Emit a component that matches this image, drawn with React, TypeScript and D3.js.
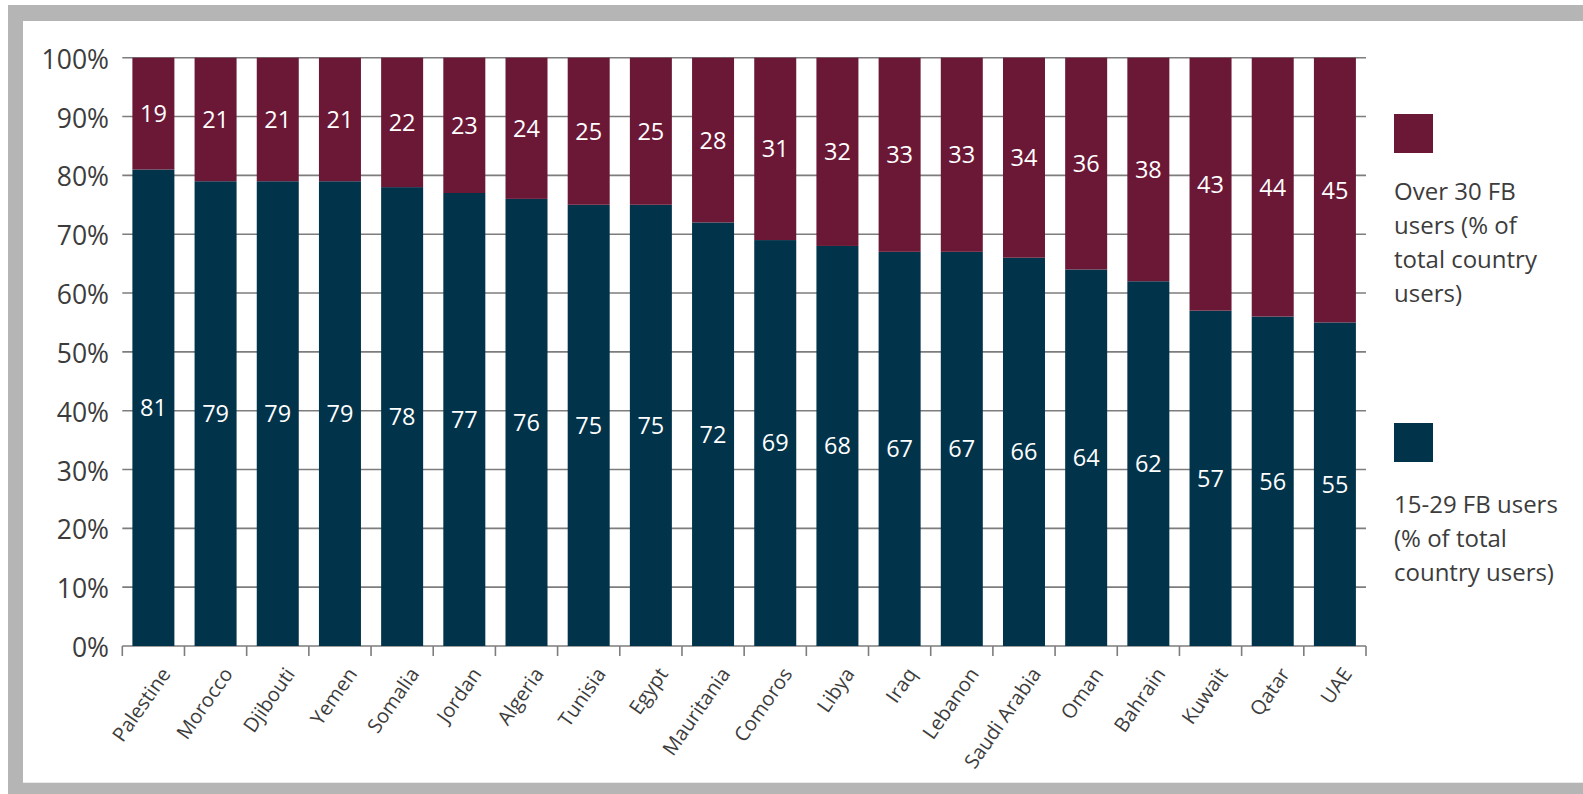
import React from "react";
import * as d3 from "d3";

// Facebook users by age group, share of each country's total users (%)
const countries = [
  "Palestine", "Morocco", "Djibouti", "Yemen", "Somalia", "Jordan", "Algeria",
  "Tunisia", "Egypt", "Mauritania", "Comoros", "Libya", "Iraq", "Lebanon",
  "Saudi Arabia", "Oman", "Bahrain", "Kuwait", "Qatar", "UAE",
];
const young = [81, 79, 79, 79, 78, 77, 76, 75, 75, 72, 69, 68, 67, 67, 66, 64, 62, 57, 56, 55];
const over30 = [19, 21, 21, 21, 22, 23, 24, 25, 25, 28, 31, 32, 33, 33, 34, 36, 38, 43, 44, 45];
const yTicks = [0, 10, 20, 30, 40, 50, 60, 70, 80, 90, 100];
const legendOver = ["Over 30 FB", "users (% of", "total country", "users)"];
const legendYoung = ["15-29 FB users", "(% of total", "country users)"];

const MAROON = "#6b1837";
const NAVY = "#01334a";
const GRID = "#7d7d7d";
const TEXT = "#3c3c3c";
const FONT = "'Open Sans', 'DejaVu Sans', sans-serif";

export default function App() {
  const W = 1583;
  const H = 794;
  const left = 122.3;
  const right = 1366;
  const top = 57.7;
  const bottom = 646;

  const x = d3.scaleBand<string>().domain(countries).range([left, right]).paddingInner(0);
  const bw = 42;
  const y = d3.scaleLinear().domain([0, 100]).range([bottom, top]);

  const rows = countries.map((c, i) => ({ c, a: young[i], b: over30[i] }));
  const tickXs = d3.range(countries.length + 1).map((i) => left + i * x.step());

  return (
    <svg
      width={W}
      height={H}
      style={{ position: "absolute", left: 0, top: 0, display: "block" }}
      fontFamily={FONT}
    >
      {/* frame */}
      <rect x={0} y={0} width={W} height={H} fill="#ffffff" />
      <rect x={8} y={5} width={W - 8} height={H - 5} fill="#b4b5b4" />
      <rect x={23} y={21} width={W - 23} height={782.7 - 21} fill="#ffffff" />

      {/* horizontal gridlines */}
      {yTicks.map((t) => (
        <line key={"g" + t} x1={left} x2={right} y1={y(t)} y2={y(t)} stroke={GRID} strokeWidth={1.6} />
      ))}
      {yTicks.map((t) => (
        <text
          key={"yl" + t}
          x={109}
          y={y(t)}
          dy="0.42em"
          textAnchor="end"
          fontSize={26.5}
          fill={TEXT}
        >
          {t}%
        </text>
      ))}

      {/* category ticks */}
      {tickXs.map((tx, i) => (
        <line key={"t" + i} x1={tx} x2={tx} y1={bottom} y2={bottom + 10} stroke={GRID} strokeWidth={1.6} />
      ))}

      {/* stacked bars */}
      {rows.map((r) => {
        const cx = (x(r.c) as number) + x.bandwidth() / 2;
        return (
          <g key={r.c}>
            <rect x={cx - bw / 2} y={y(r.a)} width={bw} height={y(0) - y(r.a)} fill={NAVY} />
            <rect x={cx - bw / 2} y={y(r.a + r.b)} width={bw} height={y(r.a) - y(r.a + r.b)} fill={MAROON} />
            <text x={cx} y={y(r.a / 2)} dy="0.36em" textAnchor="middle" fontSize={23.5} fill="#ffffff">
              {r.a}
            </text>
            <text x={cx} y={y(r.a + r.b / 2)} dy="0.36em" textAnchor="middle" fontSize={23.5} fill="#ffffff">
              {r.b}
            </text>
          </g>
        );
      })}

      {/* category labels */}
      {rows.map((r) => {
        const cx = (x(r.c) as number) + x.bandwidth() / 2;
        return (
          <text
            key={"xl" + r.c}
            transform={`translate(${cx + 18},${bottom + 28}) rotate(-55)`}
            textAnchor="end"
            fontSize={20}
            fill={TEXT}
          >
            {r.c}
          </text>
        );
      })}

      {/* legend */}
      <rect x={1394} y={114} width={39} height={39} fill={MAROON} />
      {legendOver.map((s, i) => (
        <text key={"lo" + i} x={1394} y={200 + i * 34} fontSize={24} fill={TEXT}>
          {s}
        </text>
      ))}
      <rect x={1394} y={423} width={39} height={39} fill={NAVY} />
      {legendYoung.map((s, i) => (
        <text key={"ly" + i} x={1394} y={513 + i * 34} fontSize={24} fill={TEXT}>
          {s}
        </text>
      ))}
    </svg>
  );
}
***
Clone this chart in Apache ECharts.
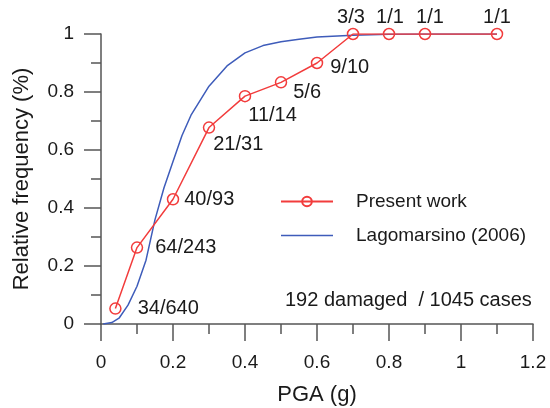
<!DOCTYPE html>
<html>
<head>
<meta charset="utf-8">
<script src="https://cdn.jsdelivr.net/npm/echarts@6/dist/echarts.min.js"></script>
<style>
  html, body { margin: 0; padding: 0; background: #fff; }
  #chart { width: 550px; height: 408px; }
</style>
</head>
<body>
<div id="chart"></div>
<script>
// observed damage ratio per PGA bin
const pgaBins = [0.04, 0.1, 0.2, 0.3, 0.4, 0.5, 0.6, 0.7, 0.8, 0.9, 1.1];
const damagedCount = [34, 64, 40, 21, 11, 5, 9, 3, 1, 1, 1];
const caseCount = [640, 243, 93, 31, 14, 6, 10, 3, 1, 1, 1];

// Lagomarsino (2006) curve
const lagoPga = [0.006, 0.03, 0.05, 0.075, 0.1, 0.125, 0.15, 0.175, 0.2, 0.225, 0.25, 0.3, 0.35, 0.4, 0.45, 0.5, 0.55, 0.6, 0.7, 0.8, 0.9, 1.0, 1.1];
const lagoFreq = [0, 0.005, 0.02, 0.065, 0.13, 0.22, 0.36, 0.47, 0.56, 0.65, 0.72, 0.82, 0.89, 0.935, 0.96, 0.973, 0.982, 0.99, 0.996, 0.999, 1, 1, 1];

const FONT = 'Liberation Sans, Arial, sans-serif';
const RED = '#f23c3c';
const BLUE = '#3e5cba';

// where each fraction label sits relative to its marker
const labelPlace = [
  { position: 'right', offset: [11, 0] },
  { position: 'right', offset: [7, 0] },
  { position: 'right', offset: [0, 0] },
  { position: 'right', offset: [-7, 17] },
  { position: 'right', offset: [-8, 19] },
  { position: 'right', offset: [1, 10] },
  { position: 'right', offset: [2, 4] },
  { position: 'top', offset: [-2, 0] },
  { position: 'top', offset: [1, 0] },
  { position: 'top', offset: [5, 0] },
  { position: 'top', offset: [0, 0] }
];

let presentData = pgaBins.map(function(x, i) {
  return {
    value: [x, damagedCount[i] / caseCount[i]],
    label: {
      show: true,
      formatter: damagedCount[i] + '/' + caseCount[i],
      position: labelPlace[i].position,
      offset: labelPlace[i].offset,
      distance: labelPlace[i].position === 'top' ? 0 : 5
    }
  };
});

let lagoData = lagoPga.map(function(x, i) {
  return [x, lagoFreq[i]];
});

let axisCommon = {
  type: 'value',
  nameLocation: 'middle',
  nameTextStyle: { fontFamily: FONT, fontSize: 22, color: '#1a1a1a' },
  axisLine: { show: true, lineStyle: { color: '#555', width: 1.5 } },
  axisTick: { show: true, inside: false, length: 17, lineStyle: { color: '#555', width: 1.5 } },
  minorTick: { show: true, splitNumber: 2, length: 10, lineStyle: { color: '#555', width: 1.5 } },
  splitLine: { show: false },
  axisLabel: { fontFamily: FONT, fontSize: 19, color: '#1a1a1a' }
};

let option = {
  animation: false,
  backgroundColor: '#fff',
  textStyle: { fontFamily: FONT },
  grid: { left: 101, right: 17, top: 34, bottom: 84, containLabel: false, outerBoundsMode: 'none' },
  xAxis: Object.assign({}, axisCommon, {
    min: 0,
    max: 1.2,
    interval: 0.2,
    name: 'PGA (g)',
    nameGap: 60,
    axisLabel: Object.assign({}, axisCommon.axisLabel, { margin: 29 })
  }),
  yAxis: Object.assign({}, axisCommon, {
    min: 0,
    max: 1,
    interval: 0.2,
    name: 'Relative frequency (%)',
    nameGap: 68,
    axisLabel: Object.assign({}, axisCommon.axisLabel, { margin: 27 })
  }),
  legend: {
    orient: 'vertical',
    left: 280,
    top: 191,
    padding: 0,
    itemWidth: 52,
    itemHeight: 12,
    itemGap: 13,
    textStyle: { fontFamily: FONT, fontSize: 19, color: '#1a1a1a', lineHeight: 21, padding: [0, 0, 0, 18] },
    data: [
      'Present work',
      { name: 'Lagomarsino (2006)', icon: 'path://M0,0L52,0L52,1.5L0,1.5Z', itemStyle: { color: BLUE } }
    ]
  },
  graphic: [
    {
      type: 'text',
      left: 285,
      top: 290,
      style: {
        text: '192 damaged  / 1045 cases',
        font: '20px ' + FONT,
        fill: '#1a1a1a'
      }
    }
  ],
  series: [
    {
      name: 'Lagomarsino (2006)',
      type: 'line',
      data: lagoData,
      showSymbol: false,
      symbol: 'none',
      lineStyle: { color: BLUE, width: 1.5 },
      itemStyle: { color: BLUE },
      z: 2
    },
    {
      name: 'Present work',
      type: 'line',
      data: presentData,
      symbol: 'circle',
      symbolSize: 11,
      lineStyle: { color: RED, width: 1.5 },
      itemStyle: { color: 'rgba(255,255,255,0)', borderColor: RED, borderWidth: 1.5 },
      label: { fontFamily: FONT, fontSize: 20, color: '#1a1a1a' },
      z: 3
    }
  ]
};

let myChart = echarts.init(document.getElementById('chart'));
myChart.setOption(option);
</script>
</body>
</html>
***
**YOUR GOAL:** Using the entries above, return each line in which the word "this" occurs.

**WRITTEN SOLUTION:**
Emit a component that matches this image, drawn with React, TypeScript and D3.js.
Clone this chart in Apache ECharts.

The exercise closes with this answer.